■ **What to do**
Retype only what runs from the first line of the listing to the line holding "const labelDx = [0, -6, 2, -15];", both included. Do not retype the pictures.

## Begin Available data

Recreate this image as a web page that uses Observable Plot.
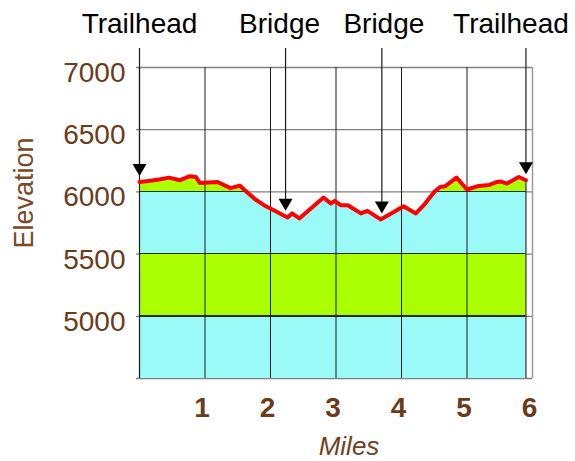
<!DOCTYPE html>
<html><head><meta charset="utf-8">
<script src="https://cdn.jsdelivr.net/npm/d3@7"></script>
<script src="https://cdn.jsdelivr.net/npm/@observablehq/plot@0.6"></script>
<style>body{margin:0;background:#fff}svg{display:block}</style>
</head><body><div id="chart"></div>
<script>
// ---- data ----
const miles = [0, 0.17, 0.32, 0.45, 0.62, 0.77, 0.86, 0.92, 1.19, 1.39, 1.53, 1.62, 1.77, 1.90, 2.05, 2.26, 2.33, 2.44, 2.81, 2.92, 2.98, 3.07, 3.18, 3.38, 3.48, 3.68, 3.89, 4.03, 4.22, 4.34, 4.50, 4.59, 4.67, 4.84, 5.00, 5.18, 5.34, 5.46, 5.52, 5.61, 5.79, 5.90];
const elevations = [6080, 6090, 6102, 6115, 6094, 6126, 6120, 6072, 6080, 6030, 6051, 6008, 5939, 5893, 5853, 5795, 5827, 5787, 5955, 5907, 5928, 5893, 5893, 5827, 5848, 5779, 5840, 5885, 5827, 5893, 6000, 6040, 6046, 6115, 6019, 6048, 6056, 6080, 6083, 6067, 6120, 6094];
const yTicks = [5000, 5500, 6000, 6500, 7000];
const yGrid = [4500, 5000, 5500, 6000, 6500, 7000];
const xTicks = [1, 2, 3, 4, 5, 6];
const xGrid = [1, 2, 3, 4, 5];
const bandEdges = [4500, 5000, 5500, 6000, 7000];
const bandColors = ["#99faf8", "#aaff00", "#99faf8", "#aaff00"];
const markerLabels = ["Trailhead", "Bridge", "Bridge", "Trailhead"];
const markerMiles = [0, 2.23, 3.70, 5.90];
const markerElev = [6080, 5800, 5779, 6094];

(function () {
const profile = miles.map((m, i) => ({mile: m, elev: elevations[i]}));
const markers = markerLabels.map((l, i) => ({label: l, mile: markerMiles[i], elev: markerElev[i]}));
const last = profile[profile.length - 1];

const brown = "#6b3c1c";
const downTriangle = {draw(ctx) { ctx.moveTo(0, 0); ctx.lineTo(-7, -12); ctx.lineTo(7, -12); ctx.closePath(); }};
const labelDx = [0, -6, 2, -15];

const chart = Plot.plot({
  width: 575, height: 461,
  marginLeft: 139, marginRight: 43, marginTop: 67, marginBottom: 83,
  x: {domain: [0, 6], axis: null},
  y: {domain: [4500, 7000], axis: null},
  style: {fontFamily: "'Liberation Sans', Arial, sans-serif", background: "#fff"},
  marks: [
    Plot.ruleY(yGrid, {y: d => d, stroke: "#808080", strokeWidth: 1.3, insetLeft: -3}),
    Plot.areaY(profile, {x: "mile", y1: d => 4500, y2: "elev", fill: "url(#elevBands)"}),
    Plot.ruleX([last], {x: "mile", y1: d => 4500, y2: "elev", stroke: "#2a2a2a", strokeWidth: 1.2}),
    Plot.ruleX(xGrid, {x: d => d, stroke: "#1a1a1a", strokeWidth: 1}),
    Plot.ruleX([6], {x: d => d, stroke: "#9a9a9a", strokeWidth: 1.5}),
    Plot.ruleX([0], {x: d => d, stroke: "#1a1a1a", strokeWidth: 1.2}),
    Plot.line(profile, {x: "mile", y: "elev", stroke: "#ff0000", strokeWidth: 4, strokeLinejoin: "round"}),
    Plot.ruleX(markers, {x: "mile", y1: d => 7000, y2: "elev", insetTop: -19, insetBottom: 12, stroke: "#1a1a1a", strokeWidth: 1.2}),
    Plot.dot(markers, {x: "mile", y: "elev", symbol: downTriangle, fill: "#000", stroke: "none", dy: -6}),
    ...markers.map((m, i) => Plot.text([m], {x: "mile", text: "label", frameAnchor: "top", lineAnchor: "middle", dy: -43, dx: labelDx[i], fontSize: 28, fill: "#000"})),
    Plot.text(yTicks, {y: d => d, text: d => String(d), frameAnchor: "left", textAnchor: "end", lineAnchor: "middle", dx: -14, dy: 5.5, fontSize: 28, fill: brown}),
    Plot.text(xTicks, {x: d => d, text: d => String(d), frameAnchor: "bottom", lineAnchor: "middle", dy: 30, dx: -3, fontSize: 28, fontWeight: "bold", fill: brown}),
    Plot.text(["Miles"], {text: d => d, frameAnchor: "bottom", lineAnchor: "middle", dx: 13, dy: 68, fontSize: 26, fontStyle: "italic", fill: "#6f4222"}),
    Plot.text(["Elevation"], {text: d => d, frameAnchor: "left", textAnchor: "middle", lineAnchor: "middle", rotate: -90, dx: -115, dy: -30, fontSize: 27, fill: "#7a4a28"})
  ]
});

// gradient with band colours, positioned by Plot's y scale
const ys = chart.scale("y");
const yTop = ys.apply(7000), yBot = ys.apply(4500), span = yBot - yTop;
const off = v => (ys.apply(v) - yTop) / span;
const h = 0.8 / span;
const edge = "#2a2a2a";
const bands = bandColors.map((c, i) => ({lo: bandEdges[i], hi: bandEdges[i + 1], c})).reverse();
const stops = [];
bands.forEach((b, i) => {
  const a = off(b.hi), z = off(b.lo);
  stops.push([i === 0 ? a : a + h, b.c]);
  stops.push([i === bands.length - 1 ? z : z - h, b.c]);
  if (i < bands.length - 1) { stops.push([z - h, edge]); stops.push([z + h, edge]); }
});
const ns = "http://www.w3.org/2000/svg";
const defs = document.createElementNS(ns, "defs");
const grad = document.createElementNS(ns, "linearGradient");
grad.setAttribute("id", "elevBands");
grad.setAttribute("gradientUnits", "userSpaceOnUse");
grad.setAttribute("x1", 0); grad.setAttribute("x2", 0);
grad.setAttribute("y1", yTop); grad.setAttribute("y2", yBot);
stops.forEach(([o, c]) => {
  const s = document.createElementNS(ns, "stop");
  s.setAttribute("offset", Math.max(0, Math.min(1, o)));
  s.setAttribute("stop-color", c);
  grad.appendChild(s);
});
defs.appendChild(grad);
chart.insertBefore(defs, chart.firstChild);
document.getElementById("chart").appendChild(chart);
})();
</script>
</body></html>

## End Available data

■ **Task answer**
Recreate this image as a web page that uses Observable Plot.
<!DOCTYPE html>
<html><head><meta charset="utf-8">
<script src="https://cdn.jsdelivr.net/npm/d3@7"></script>
<script src="https://cdn.jsdelivr.net/npm/@observablehq/plot@0.6"></script>
<style>body{margin:0;background:#fff}svg{display:block}</style>
</head><body><div id="chart"></div>
<script>
// ---- data ----
const miles = [0, 0.17, 0.32, 0.45, 0.62, 0.77, 0.86, 0.92, 1.19, 1.39, 1.53, 1.62, 1.77, 1.90, 2.05, 2.26, 2.33, 2.44, 2.81, 2.92, 2.98, 3.07, 3.18, 3.38, 3.48, 3.68, 3.89, 4.03, 4.22, 4.34, 4.50, 4.59, 4.67, 4.84, 5.00, 5.18, 5.34, 5.46, 5.52, 5.61, 5.79, 5.90];
const elevations = [6080, 6090, 6102, 6115, 6094, 6126, 6120, 6072, 6080, 6030, 6051, 6008, 5939, 5893, 5853, 5795, 5827, 5787, 5955, 5907, 5928, 5893, 5893, 5827, 5848, 5779, 5840, 5885, 5827, 5893, 6000, 6040, 6046, 6115, 6019, 6048, 6056, 6080, 6083, 6067, 6120, 6094];
const yTicks = [5000, 5500, 6000, 6500, 7000];
const yGrid = [4500, 5000, 5500, 6000, 6500, 7000];
const xTicks = [1, 2, 3, 4, 5, 6];
const xGrid = [1, 2, 3, 4, 5];
const bandEdges = [4500, 5000, 5500, 6000, 7000];
const bandColors = ["#99faf8", "#aaff00", "#99faf8", "#aaff00"];
const markerLabels = ["Trailhead", "Bridge", "Bridge", "Trailhead"];
const markerMiles = [0, 2.23, 3.70, 5.90];
const markerElev = [6080, 5800, 5779, 6094];

(function () {
const profile = miles.map((m, i) => ({mile: m, elev: elevations[i]}));
const markers = markerLabels.map((l, i) => ({label: l, mile: markerMiles[i], elev: markerElev[i]}));
const last = profile[profile.length - 1];

const brown = "#6b3c1c";
const downTriangle = {draw(ctx) { ctx.moveTo(0, 0); ctx.lineTo(-7, -12); ctx.lineTo(7, -12); ctx.closePath(); }};
const labelDx = [0, -6, 2, -15];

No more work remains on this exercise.